Cette réforme au sein de l'appareil d'État n'est pas sans signification. Vous n'avez pas caché que votre départ avait été un peu rapide, brutal. Dans un entretien au Nouvel Économiste, vous avez en effet déclaré qu'on vous avait reproché d'avoir marché « sans doute un peu trop sur les plates-bandes de Bercy. Les grands corps – des finances et des mines – ont jugé que [votre] intervention sur des sujets qu'ils considéraient comme exclusivement les leurs, était inopportune. » Vous ajoutez que votre action s'est heurtée à des « noeuds de résistance » – vous nous préciserez lesquels.
Au-delà de ce débat franco-français, nous souhaitons évidemment profiter de votre vision générale du sujet et que vous nous dressiez un tableau général, assez rapide à ce stade, de la diversité des risques. Je pense à l'extraterritorialité du droit américain, notamment sa législation anti-corruption, dont l'analyse révèle qu'elle pèse avant tout, en tout cas dans une proportion des deux tiers, sur les entreprises européennes concurrentes d'entreprises américaines. Je pense également aux sanctions pour violation des embargos et en particulier à l'amende record infligée à BNP-Paribas, de près de 9 milliards d'euros, excusez du peu…
Vous nous direz si, de votre point de vue, les pouvoirs publics ont développé de bons outils d'anticipation et d'analyse, mais aussi de réaction face à ces menaces. Madame, vous nous direz, au passage – point qui me laisse encore perplexe –, qui, avant 2016, assurait le respect de la loi dite « de blocage » de 1968. En 2016, cette responsabilité a été confiée à l'Agence française anticorruption (AFA) mais, auparavant, elle relevait du Premier ministre et je n'ai pas le sentiment qu'il s'en occupait personnellement, je ne suis pas sûr que la question passionnait non plus le Secrétariat général du Gouvernement (SGG).
Enfin, vous avez exercé vos fonctions à l'époque où s'est déroulée la vente de la branche « Énergie » d'Alstom.

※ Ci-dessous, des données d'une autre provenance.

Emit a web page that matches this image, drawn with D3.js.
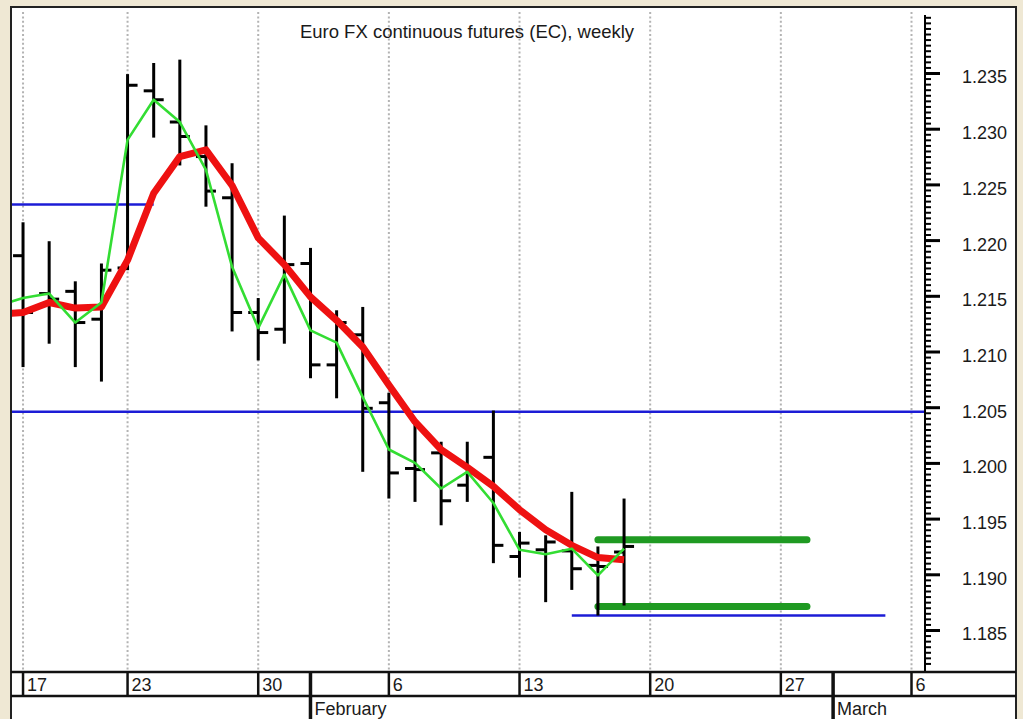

Or vous avez compris que notre commission d'enquête essaie de faire l'autopsie, si je puis dire, de ce dossier pour comprendre comment nous avons pu ne pas voir venir cette vente ; nous vous interrogerons sur les alertes que vous avez pu lancer sur ce dossier.
Auparavant, conformément aux dispositions de l'article 6 de l'ordonnance du 17 novembre 1958, je vais vous demander de prêter serment de dire la vérité, toute la vérité, rien que la vérité.